How Much Arrays Improve Sound Quality
The signal-to-noise ratio improvement from an array depends on the number of microphones, the geometry, and the processing algorithms. As a general benchmark, adaptive array systems have demonstrated improvements of more than 15 decibels in the voice frequency range (roughly 300 to 3,200 Hz). To put that in perspective, every 10 decibels represents a perceived doubling of loudness, so a 15-decibel improvement means the desired voice signal becomes roughly three times louder relative to background noise compared to a single microphone.

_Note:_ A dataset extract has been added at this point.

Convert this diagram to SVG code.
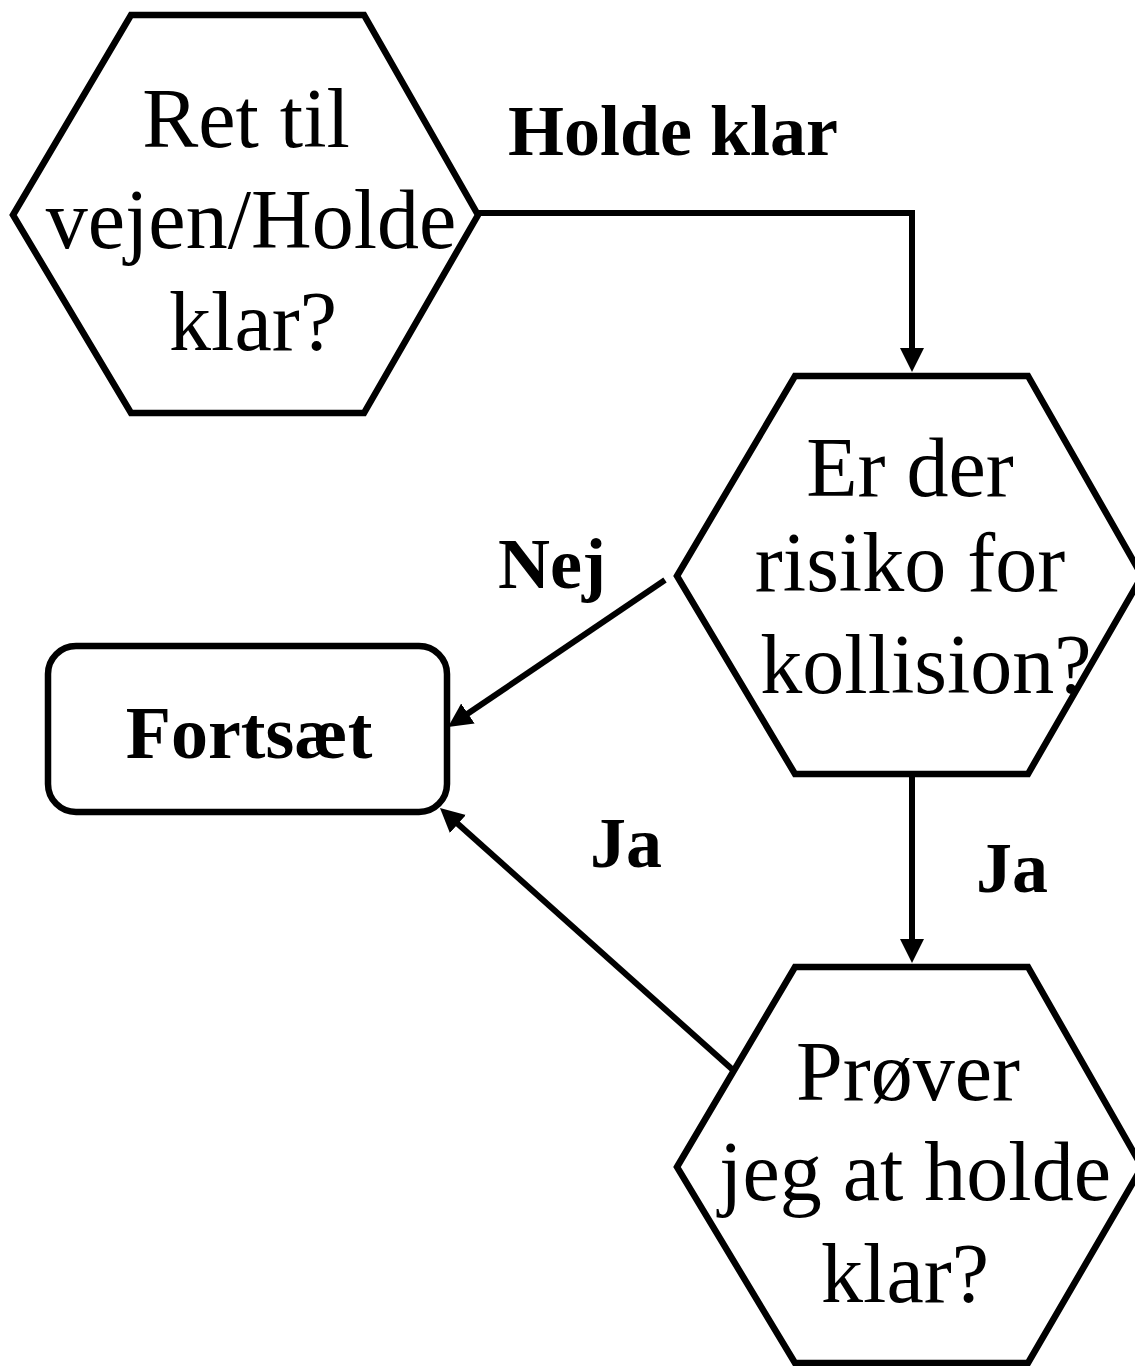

The gains aren’t automatic. Performance depends heavily on the spacing between microphones relative to the sound wavelengths of interest. Microphones spaced too far apart create ambiguity at high frequencies; microphones spaced too close together can’t distinguish direction at low frequencies. Designers balance these tradeoffs by choosing spacing and array size to match the frequency range that matters most for the application.
Why MEMS Microphones Changed the Game
Most modern arrays use MEMS (micro-electro-mechanical systems) microphones rather than traditional condenser capsules. MEMS microphones are manufactured using semiconductor fabrication processes, which makes them tiny, inexpensive, and extremely consistent from unit to unit. That consistency matters because beamforming algorithms assume every microphone in the array responds to sound in the same way. With older microphone types, manufacturing variation between capsules could degrade performance.
MEMS microphones also come in digital output versions that transmit audio as a digital bitstream directly from the microphone package. This eliminates the long analog signal traces on a circuit board that can pick up radio frequency interference from nearby processors, Wi-Fi radios, or cellular antennas. For a laptop or phone packed with wireless transmitters, digital MEMS microphones avoid the buzzing and whining artifacts that plague analog connections in tight enclosures. The combination of small size, low cost, matched performance, and interference resistance is what made it practical to embed arrays of four, six, or eight microphones into devices that cost a few hundred dollars.